The Dead Girls Club by Damien Angelica Walters
Crooked Lane Books: 12/10/19
eBook review copy; 280 pages
The Dead Girls Club by Damien Angelica Walters is a so-so debut psychological thriller about secrets from the past.
In 1991 twelve-year-old Heather Cole and her best friend Becca Thomas
formed a Dead Girls Club with two other girls. In the club Becca told
the other's stories about serial killers and ghosts, but she especially
focused on telling an elaborate ongoing ghost story about the Red Lady.
Becca began to believe the Red Lady was real. The club ended when Becca
died - by Heather's hands. A body was never found, but Becca's drunk, abusive mother went to prison for the murder.

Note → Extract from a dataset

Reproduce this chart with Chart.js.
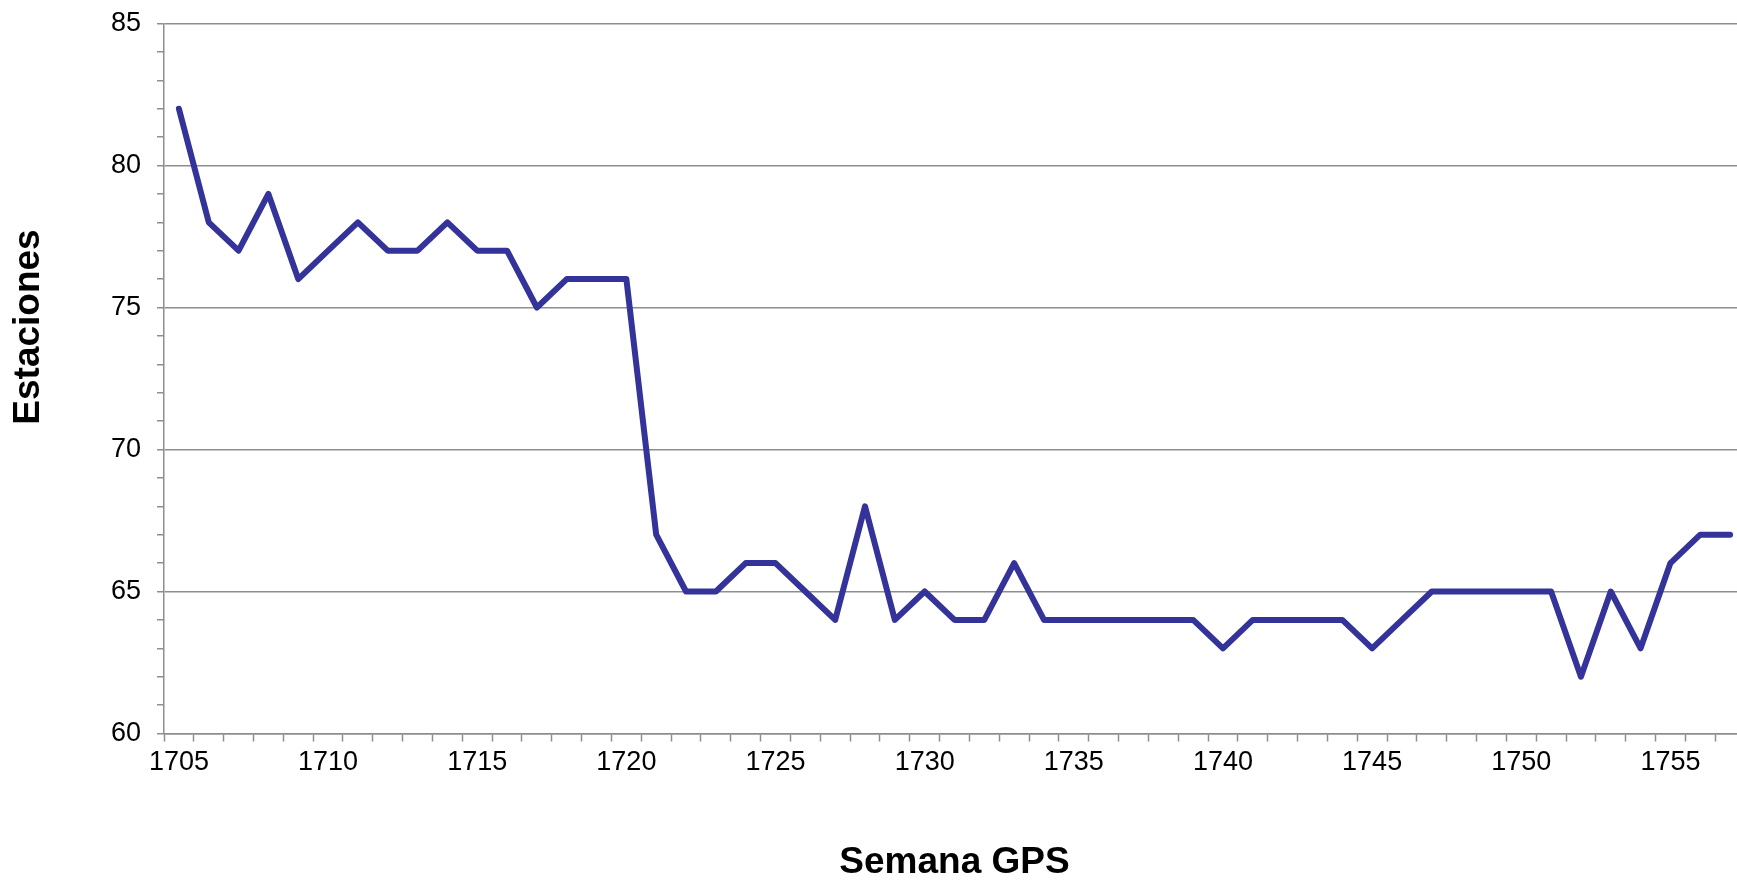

Heather is now a child psychologist and has kept her secret for
years, so she is shocked when someone sends her Becca's half of their
"best friends" necklaces. No one knows what happened back in 1991, but
now it seems that someone knows something, and they know Heather killed
Becca. The anonymous "I know what you did" threats continue, and Heather
panics and becomes obsessed with identifying who is trying to frighten
The narrative follows two different time lines: Heather's torment in
the present day and the girls and ghost story in 1991. The 1991
flashbacks and the Red Lady story drags on and on far too long. We get
it. We understand kids with secrets. I ended up skimming through much of
the Red Lady stories because - whatever. The present day chapters,
although more interesting to follow, basically just serve to highlight
Heather's instability and obsession. While it is understandable for her
to be shocked over receiving the necklace, that in and of itself proves
nothing. Her immediate jump to assuming someone knows something rather
than just throwing it away or, when another event occurs, contacting the
police, makes absolutely no sense. Document and report the torment.
Those friendship necklaces are nothing unique.
The character development is lacking. Heather's whole terror-filled
inner torment over the fact that someone might know something almost
thirty years later feels fabricated and falls short. We get no sense of
her as an adult before we are subjected to her manic falling apart and
making poor choices. I'm afraid I didn't feel any tension or terror
building, rather I kept mumbling "call the police" while watching her
mental breakdown. The ending... well, that clinched it for me and took
the rating down. There are numerous better stories out there of
childhood secrets coming out years after the fact.
My review copy was courtesy of Crooked Lane Books.